I've been tinkering with this one for a little bit. Sometimes it feels like encountering a person from the past causes the past to live again, if only when certain elements are present. I don't have a title for this yet, but the working title is Girls. Girls, I remember you as women. That is,
I remember you, as a man. I remember
the Important Ones, ones that taught me
Lessons. Some girls I grasp ghostly gasps
of, the outer ripples of a taste of, perhaps
the way I didn't like her when she kissed.
Some girls I remember immediately, reasons
why we never see each other anymore.
Some girls I wonder what the fuck happened
to and what I did to undo it, even if only
a bra. Sometimes I find a hair in some long
unworn shirt or held static in a notebook,
tracing fingertips along its length as if doing so
will place it back into your scalp, my fingers
on the nape of your neck. Some girls I remember
for perfect moments, or the inference of one,
as a draft felt in the wake of someone passing.

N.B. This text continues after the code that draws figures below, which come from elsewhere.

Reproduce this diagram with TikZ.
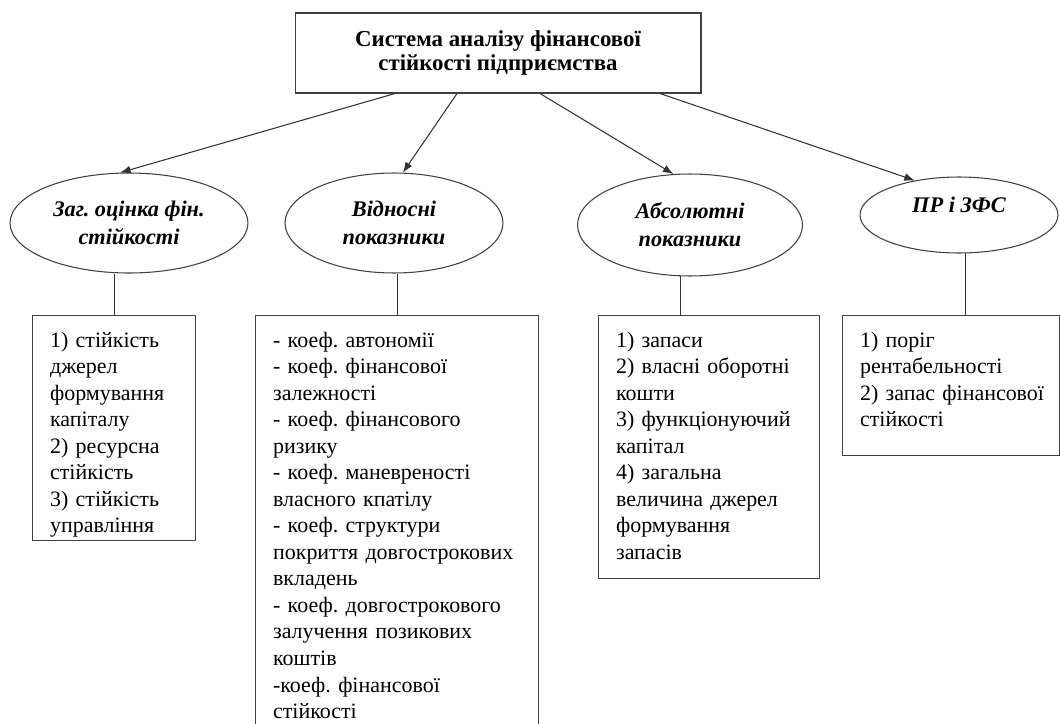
\documentclass[tikz,border=0pt]{standalone}
\usepackage{fontspec}
\setmainfont{Liberation Serif}
\frenchspacing
\usetikzlibrary{shapes.geometric,arrows.meta}

\begin{document}
\begin{tikzpicture}[x=0.02cm,y=-0.02cm,semithick,
                    >={Latex[length=6pt,width=4.5pt]}]
  \tikzstyle{every edge}=[draw,black!80]
  \tikzstyle{headbox}=[draw=black!75,rectangle,align=center,
      minimum width=8.12cm,minimum height=1.6cm,
      font=\bfseries\fontsize{13}{13.2}\selectfont]
  \tikzstyle{group}=[draw=black!75,ellipse,inner sep=0pt,align=center,
      font=\bfseries\itshape\fontsize{12.7}{16}\selectfont]
  \tikzstyle{listbox}=[draw=black!75,rectangle,anchor=north west,align=left,
      inner xsep=10pt,inner ysep=8pt,text height=10pt,
      font=\fontsize{12.5}{15.1}\selectfont]

  \useasboundingbox (0,0) rectangle (1060,723);

	\node[headbox]	(sys)	at (498,53)	{Система аналізу фінансової\\стійкості підприємства};

	\node[group, minimum width=4.76cm, minimum height=2cm]	(e1)	at (129,223)	{Заг. оцінка фін.\\стійкості};
	\node[group, minimum width=4.36cm, minimum height=2cm]	(e2)	at (394,223)	{Відносні\\показники};
	\node[group, minimum width=4.5cm, minimum height=2.04cm]	(e3)	at (690,225)	{Абсолютні\\показники};
	\node[group, minimum width=3.96cm, minimum height=1.52cm, text depth=11.4pt]	(e4)	at (959,215)	{ПР і ЗФС};

	\node[listbox, text width=72.8pt, text depth=102pt]	(b1)	at (32,315)
		{1) стійкість\\джерел\\формування\\капіталу\\2) ресурсна\\стійкість\\3) стійкість\\управління};
	\node[listbox, text width=141.1pt, text depth=219pt]	(b2)	at (255,315)
		{- коеф. автономії\\- коеф. фінансової\\залежності\\- коеф. фінансового\\ризику\\- коеф. маневреності\\власного кпатілу\\- коеф. структури\\покриття довгострокових\\вкладень\\- коеф. довгострокового\\залучення позикових\\коштів\\-коеф. фінансової\\стійкості};
	\node[listbox, text width=105.8pt, text depth=123.7pt]	(b3)	at (598,315)
		{1) запаси\\2) власні оборотні\\кошти\\3) функціонуючий\\капітал\\4) загальна\\величина джерел\\формування\\запасів};
	\node[listbox, text width=103.5pt, text depth=53.7pt]	(b4)	at (842,315)
		{1) поріг\\рентабельності\\2)~запас~фінансової\\стійкості};

	\path[->]
		([xshift=-2.06cm]sys.south)	edge	(e1.100)
		([xshift=-0.82cm]sys.south)	edge	(e2.80)
		([xshift=0.84cm]sys.south)	edge	(e3.108)
		([xshift=3.24cm]sys.south)	edge	(e4.142);

	\path
		(b1.north)	edge	(b1.north |- e1.south)
		(b2.north)	edge	(b2.north |- e2.south)
		(e3.259)	edge	(e3.259 |- b3.north)
		(e4.279)	edge	(e4.279 |- b4.north);

\end{tikzpicture}
\end{document}
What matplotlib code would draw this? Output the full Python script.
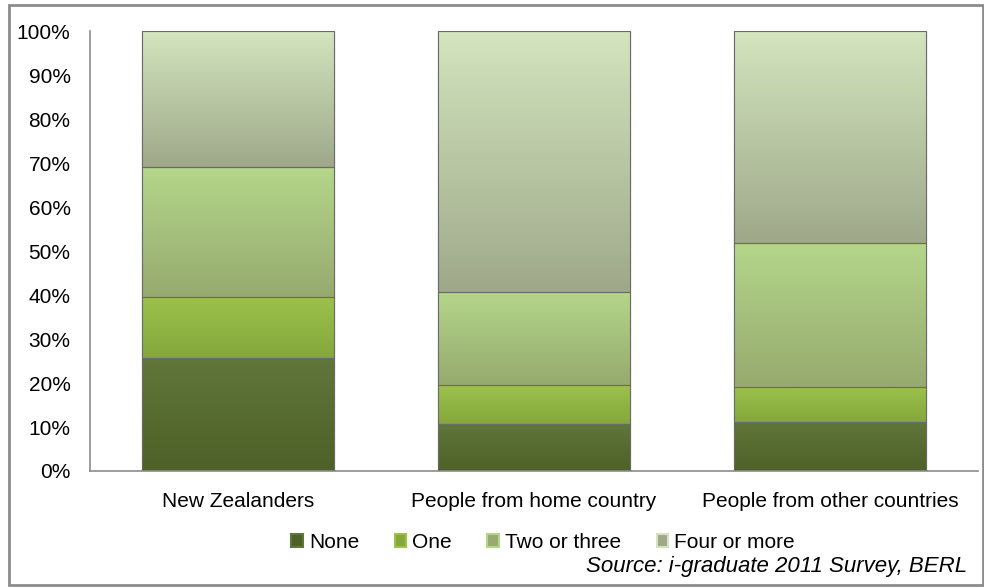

I remember I said “I love you,” countless times,
never bothering to count the times I meant it.
I learned nothing, except two became one,
became two, becomes one again, that long ago
in a tongue now forgotten except in the pulp
memories of dust from a thousand codices, two
as one-by-one, flames on separate wicks, each
illuminated, never intersecting, never crossed.
This one gives more with each reading.
I might have a suggestion, if you're interested. I checked out your drafts blog as well.
How does this work for you - the drafts - do you tinker with them for a while and then send them out somewhere? Are you writing with a writing group or alone in a smokey pub?
Does your future book have a movement from X to Y?
Thanks for checking it out as well as my blog. I am very open to suggestions or critique, so, please. Drafting tends to be very erratic as far as process goes. I chew things over a lot and don't know that anything is finished. As for writing, I generally write alone in my room and very occasionally in public. I do ask certain friends to take a look at my stuff and I look at theirs too. I don't have any real direction as far as collecting poems goes, though I do have one unfinished chapbook based around paranoia.
I love the ending - of course we bring a lot of our own experience to a poem. I kept seeing this candle. but of course you are talking about candles each illuminated, never crossed. Why would I imagine a braided candle on one wick? Maybe that's what I wish it would be. First a question: when you use the word "tongue" in the almost last stanza - had you used that word in an earlier stanza in an earlier draft? Just wondering. More on this in a bit. also, line six... "the way" ... "the way"...
Interesting, "havdalah" means "separation." That opens up some more room to play, thanks lil!